Garbage Landslide at Kampala Landfill Kills 12

The death toll from a garbage landslide at a vast landfill in the Ugandan capital Kampala has risen to 12, police said on Sunday. Local media reported that homes, people, and livestock were engulfed in mountains of rubbish at the dump in Kiteezi on Saturday after a collapse caused by heavy rainfall.

Kampala mayor Erias Lukwago had previously described the site as a disaster waiting to happen, raising concerns earlier this year about the health risks posed by the overflowing waste. “We have so far retrieved 12 dead bodies from the garbage heap and rescued 14 people alive,” Kampala’s metropolitan police spokesman Patrick Onyango told AFP. “The rescue operation is still ongoing until we are sure no one is trapped under (the garbage),” he said, adding that several animals had been rescued alive, including a dog.

Kampala Capital City Authority, which operates the landfill, had initially reported a death toll of eight, including two children. “In our estimation, about 1,000 people have been displaced by the incident and (we are) currently working with other agencies of government and the community leadership to see how to help the affected people,” Onyango said.

Images from the scene showed a Ugandan police excavator churning through huge mounds of rubbish on Saturday as large crowds of local residents looked on. Some gathered behind yellow police tape carrying pictures of their missing loved ones.

Lukwago told AFP on Saturday that the Kiteezi landfill, a 36-acre (14 hectare) site in a northern district of the capital, was full to capacity. “This is a disaster and was bound to happen,” he added.
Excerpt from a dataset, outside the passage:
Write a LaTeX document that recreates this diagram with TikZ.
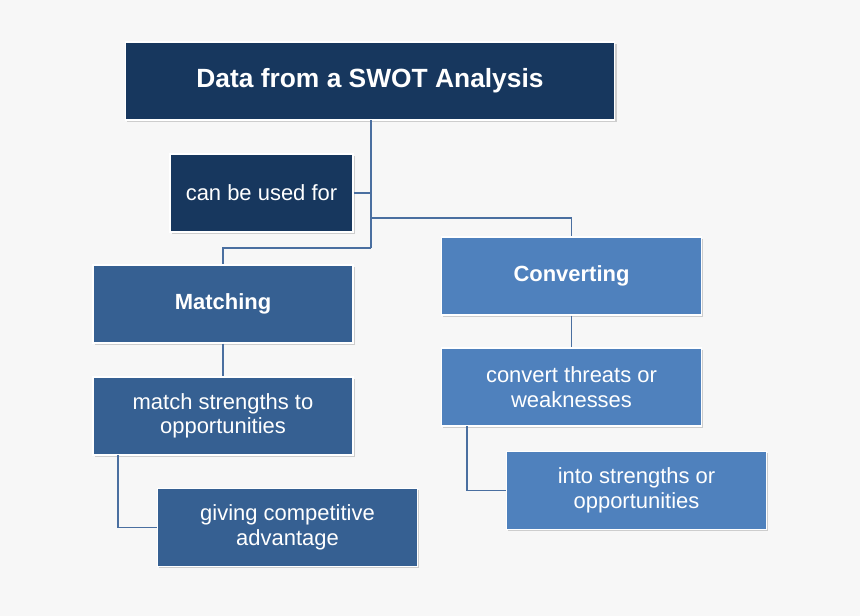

In January, Lukwago had warned that people working and living near the Kiteezi landfill were at risk of numerous health hazards due to overflowing waste. He described the situation as a “national crisis” that needed the central government and parliament to intervene.

The 36-acre landfill, established in 1996, serves as the dump for almost all garbage collected across Kampala. Lukwago said it received about 1,500 tonnes of waste a day.

Several areas in Uganda and other parts of East Africa have been battered by heavy rains recently, including Ethiopia, the second most populous country on the continent. Devastating mudslides in a remote mountainous area in southern Ethiopia last month killed around 250 people.

In February 2010, mudslides in the Mount Elgon region of eastern Uganda killed more than 350 people.